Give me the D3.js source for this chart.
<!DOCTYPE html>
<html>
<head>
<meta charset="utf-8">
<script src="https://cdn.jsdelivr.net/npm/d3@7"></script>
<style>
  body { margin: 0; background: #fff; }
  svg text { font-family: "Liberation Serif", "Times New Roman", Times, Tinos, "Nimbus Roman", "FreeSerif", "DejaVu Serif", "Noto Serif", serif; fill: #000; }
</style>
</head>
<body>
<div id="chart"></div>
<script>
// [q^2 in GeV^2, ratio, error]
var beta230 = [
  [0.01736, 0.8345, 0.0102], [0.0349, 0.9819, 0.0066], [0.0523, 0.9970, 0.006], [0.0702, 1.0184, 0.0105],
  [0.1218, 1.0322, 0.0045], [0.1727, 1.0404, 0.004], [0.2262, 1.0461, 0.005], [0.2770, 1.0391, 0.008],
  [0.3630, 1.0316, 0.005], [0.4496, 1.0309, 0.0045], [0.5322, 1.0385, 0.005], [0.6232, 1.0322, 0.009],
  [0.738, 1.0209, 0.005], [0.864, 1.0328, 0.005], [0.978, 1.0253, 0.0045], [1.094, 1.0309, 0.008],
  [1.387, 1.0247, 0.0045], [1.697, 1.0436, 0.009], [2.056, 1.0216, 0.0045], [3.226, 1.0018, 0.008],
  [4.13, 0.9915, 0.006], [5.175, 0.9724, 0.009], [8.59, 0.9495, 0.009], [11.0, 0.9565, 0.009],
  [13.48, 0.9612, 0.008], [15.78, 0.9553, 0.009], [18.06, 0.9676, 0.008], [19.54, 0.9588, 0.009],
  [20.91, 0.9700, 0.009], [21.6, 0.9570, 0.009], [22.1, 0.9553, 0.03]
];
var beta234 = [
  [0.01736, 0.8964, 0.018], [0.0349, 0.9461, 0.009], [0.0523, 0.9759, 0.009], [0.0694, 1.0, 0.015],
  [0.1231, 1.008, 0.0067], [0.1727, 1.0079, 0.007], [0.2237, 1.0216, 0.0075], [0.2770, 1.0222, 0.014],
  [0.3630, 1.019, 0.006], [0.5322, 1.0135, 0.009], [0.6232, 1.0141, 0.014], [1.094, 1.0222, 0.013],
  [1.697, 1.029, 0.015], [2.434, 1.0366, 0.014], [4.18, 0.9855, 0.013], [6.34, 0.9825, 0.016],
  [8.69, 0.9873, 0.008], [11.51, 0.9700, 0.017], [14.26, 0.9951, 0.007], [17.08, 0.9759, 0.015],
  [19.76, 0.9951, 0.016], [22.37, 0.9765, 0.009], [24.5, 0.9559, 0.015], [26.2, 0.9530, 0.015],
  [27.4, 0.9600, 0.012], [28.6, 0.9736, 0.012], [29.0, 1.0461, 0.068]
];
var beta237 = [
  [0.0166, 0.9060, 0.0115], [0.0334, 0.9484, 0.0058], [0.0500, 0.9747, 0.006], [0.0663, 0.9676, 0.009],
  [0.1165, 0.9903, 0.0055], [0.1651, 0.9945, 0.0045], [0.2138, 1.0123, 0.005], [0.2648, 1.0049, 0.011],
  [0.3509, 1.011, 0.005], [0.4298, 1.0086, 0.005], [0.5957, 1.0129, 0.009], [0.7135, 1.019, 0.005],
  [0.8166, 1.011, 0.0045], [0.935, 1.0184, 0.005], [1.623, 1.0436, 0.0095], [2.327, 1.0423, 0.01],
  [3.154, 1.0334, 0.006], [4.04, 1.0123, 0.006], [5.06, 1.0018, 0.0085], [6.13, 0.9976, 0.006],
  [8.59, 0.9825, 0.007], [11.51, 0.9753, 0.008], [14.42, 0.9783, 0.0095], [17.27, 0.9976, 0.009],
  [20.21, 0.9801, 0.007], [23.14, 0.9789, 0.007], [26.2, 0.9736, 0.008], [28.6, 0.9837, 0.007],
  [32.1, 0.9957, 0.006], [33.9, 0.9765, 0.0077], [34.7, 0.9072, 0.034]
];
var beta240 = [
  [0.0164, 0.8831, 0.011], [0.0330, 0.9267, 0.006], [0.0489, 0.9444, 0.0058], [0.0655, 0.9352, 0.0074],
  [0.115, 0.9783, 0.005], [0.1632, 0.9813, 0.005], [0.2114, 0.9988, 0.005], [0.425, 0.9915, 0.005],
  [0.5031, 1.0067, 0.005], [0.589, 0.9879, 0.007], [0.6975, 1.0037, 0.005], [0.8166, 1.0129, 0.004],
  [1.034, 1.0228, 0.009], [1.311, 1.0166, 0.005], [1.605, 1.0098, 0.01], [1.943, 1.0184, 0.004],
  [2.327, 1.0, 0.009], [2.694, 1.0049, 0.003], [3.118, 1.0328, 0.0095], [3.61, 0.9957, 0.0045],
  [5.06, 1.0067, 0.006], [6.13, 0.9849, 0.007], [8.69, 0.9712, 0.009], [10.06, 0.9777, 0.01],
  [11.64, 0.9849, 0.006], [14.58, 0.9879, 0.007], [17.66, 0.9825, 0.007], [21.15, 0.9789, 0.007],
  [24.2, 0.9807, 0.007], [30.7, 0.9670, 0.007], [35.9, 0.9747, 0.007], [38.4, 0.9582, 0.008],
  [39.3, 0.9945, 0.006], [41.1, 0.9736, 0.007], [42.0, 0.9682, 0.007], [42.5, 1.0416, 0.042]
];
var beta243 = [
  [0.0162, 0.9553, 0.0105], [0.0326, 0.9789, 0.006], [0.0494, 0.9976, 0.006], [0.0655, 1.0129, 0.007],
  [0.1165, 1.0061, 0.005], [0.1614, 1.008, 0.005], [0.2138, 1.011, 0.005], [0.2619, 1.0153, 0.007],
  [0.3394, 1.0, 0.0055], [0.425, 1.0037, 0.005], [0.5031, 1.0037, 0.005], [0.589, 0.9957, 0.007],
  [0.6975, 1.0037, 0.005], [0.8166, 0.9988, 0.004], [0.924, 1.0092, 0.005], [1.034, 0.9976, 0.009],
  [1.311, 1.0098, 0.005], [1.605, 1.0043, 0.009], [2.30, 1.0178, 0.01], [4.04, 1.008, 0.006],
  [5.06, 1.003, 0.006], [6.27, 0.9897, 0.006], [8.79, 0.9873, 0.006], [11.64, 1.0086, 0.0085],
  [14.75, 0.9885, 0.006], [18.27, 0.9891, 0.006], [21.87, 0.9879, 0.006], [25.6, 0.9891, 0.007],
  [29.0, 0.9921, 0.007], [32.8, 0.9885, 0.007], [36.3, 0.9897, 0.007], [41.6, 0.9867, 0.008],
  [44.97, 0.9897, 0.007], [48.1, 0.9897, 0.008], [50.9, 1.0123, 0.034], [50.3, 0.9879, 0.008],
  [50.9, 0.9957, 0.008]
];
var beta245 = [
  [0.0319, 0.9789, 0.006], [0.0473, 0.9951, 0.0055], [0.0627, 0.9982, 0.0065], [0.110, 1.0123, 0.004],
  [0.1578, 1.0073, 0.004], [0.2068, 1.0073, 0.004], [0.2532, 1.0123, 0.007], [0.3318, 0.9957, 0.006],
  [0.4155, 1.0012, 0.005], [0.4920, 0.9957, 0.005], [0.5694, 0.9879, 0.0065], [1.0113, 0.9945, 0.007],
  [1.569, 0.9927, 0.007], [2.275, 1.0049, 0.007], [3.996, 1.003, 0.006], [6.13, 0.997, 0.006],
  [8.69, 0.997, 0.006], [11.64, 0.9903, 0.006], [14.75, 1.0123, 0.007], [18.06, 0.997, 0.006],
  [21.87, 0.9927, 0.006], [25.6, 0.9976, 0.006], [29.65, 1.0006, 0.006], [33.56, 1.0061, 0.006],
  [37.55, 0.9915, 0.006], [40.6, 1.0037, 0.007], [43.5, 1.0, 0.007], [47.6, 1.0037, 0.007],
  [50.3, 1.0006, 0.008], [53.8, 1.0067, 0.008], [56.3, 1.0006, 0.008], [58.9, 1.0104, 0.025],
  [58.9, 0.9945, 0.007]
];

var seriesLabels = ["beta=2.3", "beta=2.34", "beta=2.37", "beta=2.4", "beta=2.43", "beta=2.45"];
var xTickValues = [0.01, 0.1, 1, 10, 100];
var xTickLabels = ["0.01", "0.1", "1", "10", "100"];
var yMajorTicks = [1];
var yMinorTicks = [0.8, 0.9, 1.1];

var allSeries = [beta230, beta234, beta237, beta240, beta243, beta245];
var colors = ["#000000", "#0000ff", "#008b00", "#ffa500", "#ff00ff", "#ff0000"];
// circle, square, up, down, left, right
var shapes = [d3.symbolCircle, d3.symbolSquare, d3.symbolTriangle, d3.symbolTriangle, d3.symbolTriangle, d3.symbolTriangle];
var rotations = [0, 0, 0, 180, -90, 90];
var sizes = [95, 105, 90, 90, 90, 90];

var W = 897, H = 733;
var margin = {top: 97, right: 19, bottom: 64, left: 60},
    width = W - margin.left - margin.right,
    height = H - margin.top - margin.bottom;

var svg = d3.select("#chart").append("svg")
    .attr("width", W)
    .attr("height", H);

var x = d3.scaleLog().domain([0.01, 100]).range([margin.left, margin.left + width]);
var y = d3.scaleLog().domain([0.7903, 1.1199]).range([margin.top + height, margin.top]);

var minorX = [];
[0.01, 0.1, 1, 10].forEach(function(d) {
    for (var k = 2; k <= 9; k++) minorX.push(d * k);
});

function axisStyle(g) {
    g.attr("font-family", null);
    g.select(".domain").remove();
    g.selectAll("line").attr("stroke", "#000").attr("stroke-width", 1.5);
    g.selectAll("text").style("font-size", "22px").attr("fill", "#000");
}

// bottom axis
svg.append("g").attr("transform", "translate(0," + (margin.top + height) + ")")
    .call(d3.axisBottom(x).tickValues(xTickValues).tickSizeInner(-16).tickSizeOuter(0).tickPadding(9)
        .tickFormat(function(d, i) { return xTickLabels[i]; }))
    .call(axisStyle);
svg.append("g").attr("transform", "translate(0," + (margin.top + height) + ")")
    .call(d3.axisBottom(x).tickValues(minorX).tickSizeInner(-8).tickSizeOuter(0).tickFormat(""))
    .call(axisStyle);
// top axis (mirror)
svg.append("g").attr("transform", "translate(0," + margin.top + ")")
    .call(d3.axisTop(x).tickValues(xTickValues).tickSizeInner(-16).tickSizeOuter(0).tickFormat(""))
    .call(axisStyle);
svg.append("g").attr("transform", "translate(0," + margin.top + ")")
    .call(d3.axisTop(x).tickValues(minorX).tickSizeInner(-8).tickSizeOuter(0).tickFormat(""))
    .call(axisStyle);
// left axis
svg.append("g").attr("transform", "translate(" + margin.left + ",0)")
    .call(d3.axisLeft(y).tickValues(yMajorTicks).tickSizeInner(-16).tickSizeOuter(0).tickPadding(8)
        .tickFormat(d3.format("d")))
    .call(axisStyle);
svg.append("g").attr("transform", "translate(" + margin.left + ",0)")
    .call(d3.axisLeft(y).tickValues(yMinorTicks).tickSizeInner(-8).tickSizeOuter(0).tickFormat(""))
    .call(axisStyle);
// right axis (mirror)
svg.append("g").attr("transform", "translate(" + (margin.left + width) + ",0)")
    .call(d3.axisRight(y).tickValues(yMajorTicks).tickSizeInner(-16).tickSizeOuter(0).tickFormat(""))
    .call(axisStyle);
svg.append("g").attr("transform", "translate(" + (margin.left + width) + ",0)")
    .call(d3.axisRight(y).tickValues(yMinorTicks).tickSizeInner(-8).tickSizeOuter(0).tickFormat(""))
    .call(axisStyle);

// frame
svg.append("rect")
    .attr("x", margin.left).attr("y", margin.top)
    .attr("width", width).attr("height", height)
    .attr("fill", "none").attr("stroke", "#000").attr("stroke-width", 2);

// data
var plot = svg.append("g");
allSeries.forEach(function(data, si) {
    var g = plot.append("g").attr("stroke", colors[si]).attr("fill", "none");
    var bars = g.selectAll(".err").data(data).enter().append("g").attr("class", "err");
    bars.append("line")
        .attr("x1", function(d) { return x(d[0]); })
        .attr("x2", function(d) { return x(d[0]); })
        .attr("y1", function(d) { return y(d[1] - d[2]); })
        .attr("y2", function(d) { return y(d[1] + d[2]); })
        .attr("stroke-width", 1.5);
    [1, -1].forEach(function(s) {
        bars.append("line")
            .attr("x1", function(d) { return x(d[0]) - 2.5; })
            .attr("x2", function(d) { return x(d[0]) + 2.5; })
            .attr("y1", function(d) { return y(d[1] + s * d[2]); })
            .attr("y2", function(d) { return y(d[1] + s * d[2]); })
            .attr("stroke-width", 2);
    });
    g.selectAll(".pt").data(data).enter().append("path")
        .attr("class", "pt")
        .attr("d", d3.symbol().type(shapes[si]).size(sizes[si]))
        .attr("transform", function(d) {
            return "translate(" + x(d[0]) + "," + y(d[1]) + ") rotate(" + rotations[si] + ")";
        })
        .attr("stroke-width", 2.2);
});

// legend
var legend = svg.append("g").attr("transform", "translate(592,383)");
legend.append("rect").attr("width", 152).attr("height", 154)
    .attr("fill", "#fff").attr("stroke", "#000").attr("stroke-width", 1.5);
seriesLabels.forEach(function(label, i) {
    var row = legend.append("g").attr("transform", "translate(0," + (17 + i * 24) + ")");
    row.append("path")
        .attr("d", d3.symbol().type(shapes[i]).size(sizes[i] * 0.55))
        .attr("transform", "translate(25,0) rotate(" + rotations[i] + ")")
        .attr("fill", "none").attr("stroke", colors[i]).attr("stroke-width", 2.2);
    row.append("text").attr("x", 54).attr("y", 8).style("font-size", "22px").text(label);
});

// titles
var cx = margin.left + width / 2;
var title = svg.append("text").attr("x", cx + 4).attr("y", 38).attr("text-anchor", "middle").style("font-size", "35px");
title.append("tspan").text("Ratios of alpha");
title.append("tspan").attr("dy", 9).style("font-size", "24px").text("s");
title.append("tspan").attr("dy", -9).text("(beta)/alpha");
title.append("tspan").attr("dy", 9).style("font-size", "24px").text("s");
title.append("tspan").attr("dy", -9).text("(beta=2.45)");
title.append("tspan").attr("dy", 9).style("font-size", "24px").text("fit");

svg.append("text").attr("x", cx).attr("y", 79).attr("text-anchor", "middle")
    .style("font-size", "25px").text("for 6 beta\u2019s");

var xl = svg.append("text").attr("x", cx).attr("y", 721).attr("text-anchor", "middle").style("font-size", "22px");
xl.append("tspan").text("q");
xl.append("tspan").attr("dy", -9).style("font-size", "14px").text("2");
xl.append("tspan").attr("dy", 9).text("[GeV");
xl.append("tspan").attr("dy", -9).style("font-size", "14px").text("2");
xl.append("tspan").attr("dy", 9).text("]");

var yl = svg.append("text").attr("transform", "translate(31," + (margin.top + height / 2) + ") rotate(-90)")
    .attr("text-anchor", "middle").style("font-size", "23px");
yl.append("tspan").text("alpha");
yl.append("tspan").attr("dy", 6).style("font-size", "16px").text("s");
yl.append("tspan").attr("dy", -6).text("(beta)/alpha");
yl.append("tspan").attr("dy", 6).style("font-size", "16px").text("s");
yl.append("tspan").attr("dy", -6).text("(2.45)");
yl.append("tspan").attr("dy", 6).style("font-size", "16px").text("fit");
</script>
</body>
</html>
□ □ □ □ □ □ □
◆ TASK DESCRIPTION: From the listing above, collect every line that mentions the word "chart".

◆ PROBLEM SOLUTION:
Give me the D3.js source for this chart.
<div id="chart"></div>
var svg = d3.select("#chart").append("svg")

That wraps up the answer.